Leaving out all images, write out the records that follow exactly.

--------------------------------------------------

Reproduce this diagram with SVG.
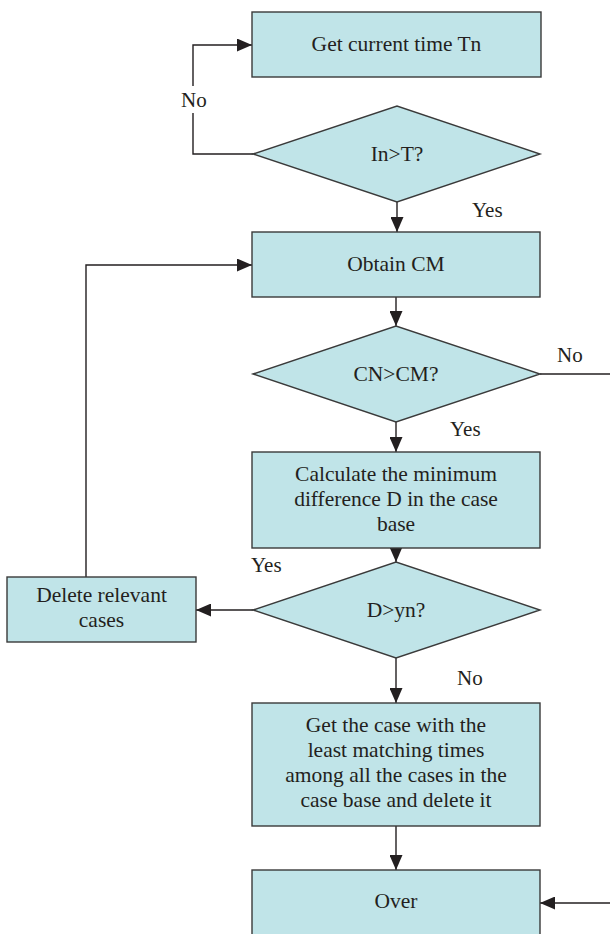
<svg xmlns="http://www.w3.org/2000/svg" width="610" height="934" viewBox="0 0 610 934">
<style>
.box{fill:#c0e4e8;stroke:#3a3a3a;stroke-width:1.4}
.t{font-family:"Liberation Serif","Times New Roman",serif;font-size:21.5px;fill:#231f20;text-anchor:middle}
.lbl{font-family:"Liberation Serif","Times New Roman",serif;font-size:21px;fill:#231f20}
.c{fill:none;stroke:#231f20;stroke-width:1.4}
</style>
<defs>
<marker id="ah" viewBox="0 0 15 13" markerWidth="15" markerHeight="13" refX="15" refY="6.5" orient="auto" markerUnits="userSpaceOnUse">
<path d="M0,0 L15,6.5 L0,13 z" fill="#231f20"/>
</marker>
</defs>
<rect width="610" height="934" fill="#ffffff"/>
<g id="connectors">
<polyline class="c" points="253,154 193,154 193,45 252,45" marker-end="url(#ah)"/>
<line class="c" x1="397" y1="202" x2="397" y2="232" marker-end="url(#ah)"/>
<line class="c" x1="396" y1="297" x2="396" y2="326" marker-end="url(#ah)"/>
<line class="c" x1="540" y1="374" x2="610" y2="374"/>
<line class="c" x1="396" y1="422" x2="396" y2="452" marker-end="url(#ah)"/>
<line class="c" x1="396" y1="548" x2="396" y2="562" marker-end="url(#ah)"/>
<line class="c" x1="253" y1="610" x2="196" y2="610" marker-end="url(#ah)"/>
<polyline class="c" points="86,577 86,265 252,265" marker-end="url(#ah)"/>
<line class="c" x1="396" y1="658" x2="396" y2="703" marker-end="url(#ah)"/>
<line class="c" x1="396" y1="826" x2="396" y2="870" marker-end="url(#ah)"/>
<line class="c" x1="610" y1="903" x2="540" y2="903" marker-end="url(#ah)"/>
<rect x="178" y="86" width="32" height="27" fill="#ffffff"/>
<text class="lbl" x="181" y="107">No</text>
<text class="lbl" x="472" y="217">Yes</text>
<text class="lbl" x="557" y="362">No</text>
<text class="lbl" x="450" y="436">Yes</text>
<text class="lbl" x="251" y="572">Yes</text>
<text class="lbl" x="457" y="685">No</text>
</g>
<g id="get_time">
<rect class="box" x="252" y="12" width="289" height="65"/>
<text class="t" x="396.5" y="51">Get current time Tn</text>
</g>
<g id="in_gt_t">
<polygon class="box" points="253,154 397,106 540,154 397,202"/>
<text class="t" x="397" y="161">In&gt;T?</text>
</g>
<g id="obtain_cm">
<rect class="box" x="252" y="232" width="288" height="65"/>
<text class="t" x="396" y="271">Obtain CM</text>
</g>
<g id="cn_gt_cm">
<polygon class="box" points="253,374 396,326 540,374 396,422"/>
<text class="t" x="396" y="381">CN&gt;CM?</text>
</g>
<g id="calc_d">
<rect class="box" x="252" y="452" width="288" height="96"/>
<text class="t" x="396" y="481">Calculate the minimum</text>
<text class="t" x="396" y="506">difference D in the case</text>
<text class="t" x="396" y="531">base</text>
</g>
<g id="d_gt_yn">
<polygon class="box" points="253,610 396,562 540,610 396,658"/>
<text class="t" x="396" y="617">D&gt;yn?</text>
</g>
<g id="delete_relevant">
<rect class="box" x="7" y="577" width="189" height="65"/>
<text class="t" x="101.5" y="602">Delete relevant</text>
<text class="t" x="101.5" y="627">cases</text>
</g>
<g id="get_least">
<rect class="box" x="252" y="703" width="288" height="123"/>
<text class="t" x="396" y="732">Get the case with the</text>
<text class="t" x="396" y="757">least matching times</text>
<text class="t" x="396" y="782">among all the cases in the</text>
<text class="t" x="396" y="807">case base and delete it</text>
</g>
<g id="over">
<rect class="box" x="252" y="870" width="288" height="70"/>
<text class="t" x="396" y="908">Over</text>
</g>
</svg>
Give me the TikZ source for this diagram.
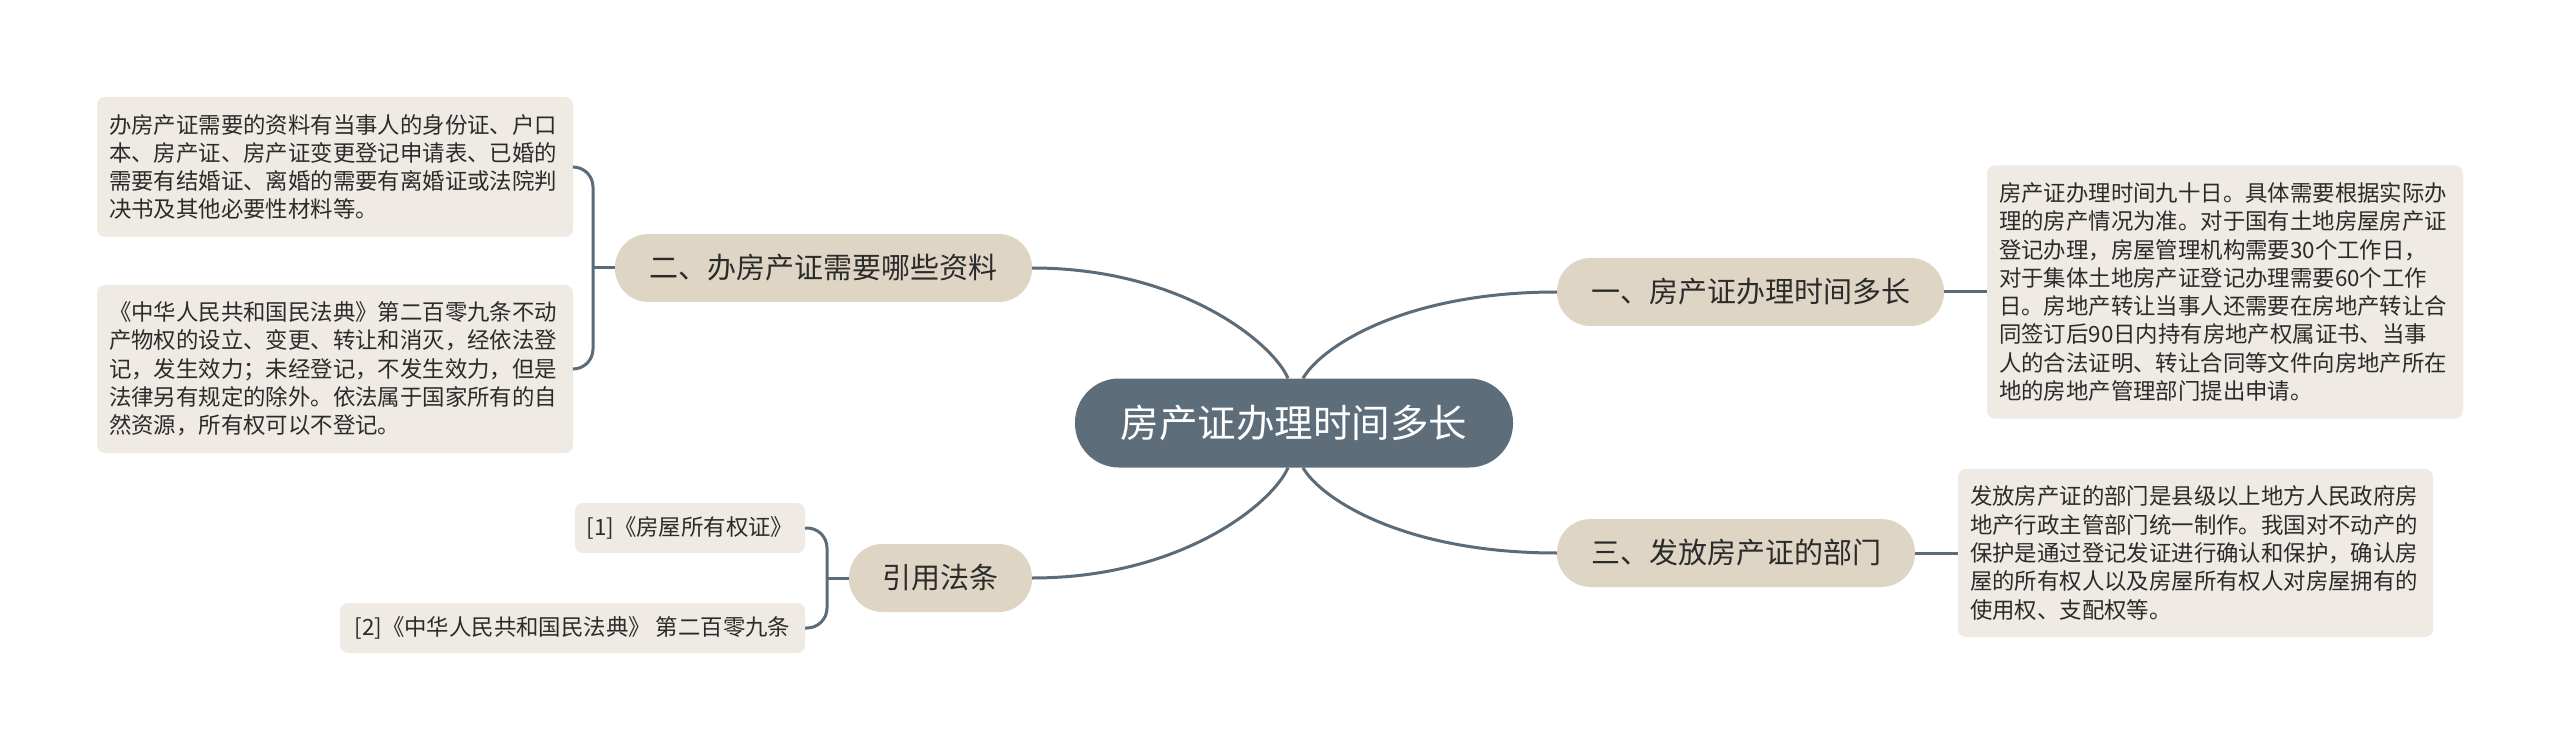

--------------------------------------------------

## Problem solution
Reproduce this diagram with SVG.
<svg xmlns="http://www.w3.org/2000/svg" width="610" height="934" viewBox="0 0 610 934">
<style>
.box{fill:#c0e4e8;stroke:#3a3a3a;stroke-width:1.4}
.t{font-family:"Liberation Serif","Times New Roman",serif;font-size:21.5px;fill:#231f20;text-anchor:middle}
.lbl{font-family:"Liberation Serif","Times New Roman",serif;font-size:21px;fill:#231f20}
.c{fill:none;stroke:#231f20;stroke-width:1.4}
</style>
<defs>
<marker id="ah" viewBox="0 0 15 13" markerWidth="15" markerHeight="13" refX="15" refY="6.5" orient="auto" markerUnits="userSpaceOnUse">
<path d="M0,0 L15,6.5 L0,13 z" fill="#231f20"/>
</marker>
</defs>
<rect width="610" height="934" fill="#ffffff"/>
<g id="connectors">
<polyline class="c" points="253,154 193,154 193,45 252,45" marker-end="url(#ah)"/>
<line class="c" x1="397" y1="202" x2="397" y2="232" marker-end="url(#ah)"/>
<line class="c" x1="396" y1="297" x2="396" y2="326" marker-end="url(#ah)"/>
<line class="c" x1="540" y1="374" x2="610" y2="374"/>
<line class="c" x1="396" y1="422" x2="396" y2="452" marker-end="url(#ah)"/>
<line class="c" x1="396" y1="548" x2="396" y2="562" marker-end="url(#ah)"/>
<line class="c" x1="253" y1="610" x2="196" y2="610" marker-end="url(#ah)"/>
<polyline class="c" points="86,577 86,265 252,265" marker-end="url(#ah)"/>
<line class="c" x1="396" y1="658" x2="396" y2="703" marker-end="url(#ah)"/>
<line class="c" x1="396" y1="826" x2="396" y2="870" marker-end="url(#ah)"/>
<line class="c" x1="610" y1="903" x2="540" y2="903" marker-end="url(#ah)"/>
<rect x="178" y="86" width="32" height="27" fill="#ffffff"/>
<text class="lbl" x="181" y="107">No</text>
<text class="lbl" x="472" y="217">Yes</text>
<text class="lbl" x="557" y="362">No</text>
<text class="lbl" x="450" y="436">Yes</text>
<text class="lbl" x="251" y="572">Yes</text>
<text class="lbl" x="457" y="685">No</text>
</g>
<g id="get_time">
<rect class="box" x="252" y="12" width="289" height="65"/>
<text class="t" x="396.5" y="51">Get current time Tn</text>
</g>
<g id="in_gt_t">
<polygon class="box" points="253,154 397,106 540,154 397,202"/>
<text class="t" x="397" y="161">In&gt;T?</text>
</g>
<g id="obtain_cm">
<rect class="box" x="252" y="232" width="288" height="65"/>
<text class="t" x="396" y="271">Obtain CM</text>
</g>
<g id="cn_gt_cm">
<polygon class="box" points="253,374 396,326 540,374 396,422"/>
<text class="t" x="396" y="381">CN&gt;CM?</text>
</g>
<g id="calc_d">
<rect class="box" x="252" y="452" width="288" height="96"/>
<text class="t" x="396" y="481">Calculate the minimum</text>
<text class="t" x="396" y="506">difference D in the case</text>
<text class="t" x="396" y="531">base</text>
</g>
<g id="d_gt_yn">
<polygon class="box" points="253,610 396,562 540,610 396,658"/>
<text class="t" x="396" y="617">D&gt;yn?</text>
</g>
<g id="delete_relevant">
<rect class="box" x="7" y="577" width="189" height="65"/>
<text class="t" x="101.5" y="602">Delete relevant</text>
<text class="t" x="101.5" y="627">cases</text>
</g>
<g id="get_least">
<rect class="box" x="252" y="703" width="288" height="123"/>
<text class="t" x="396" y="732">Get the case with the</text>
<text class="t" x="396" y="757">least matching times</text>
<text class="t" x="396" y="782">among all the cases in the</text>
<text class="t" x="396" y="807">case base and delete it</text>
</g>
<g id="over">
<rect class="box" x="252" y="870" width="288" height="70"/>
<text class="t" x="396" y="908">Over</text>
</g>
</svg>
Give me the TikZ source for this diagram.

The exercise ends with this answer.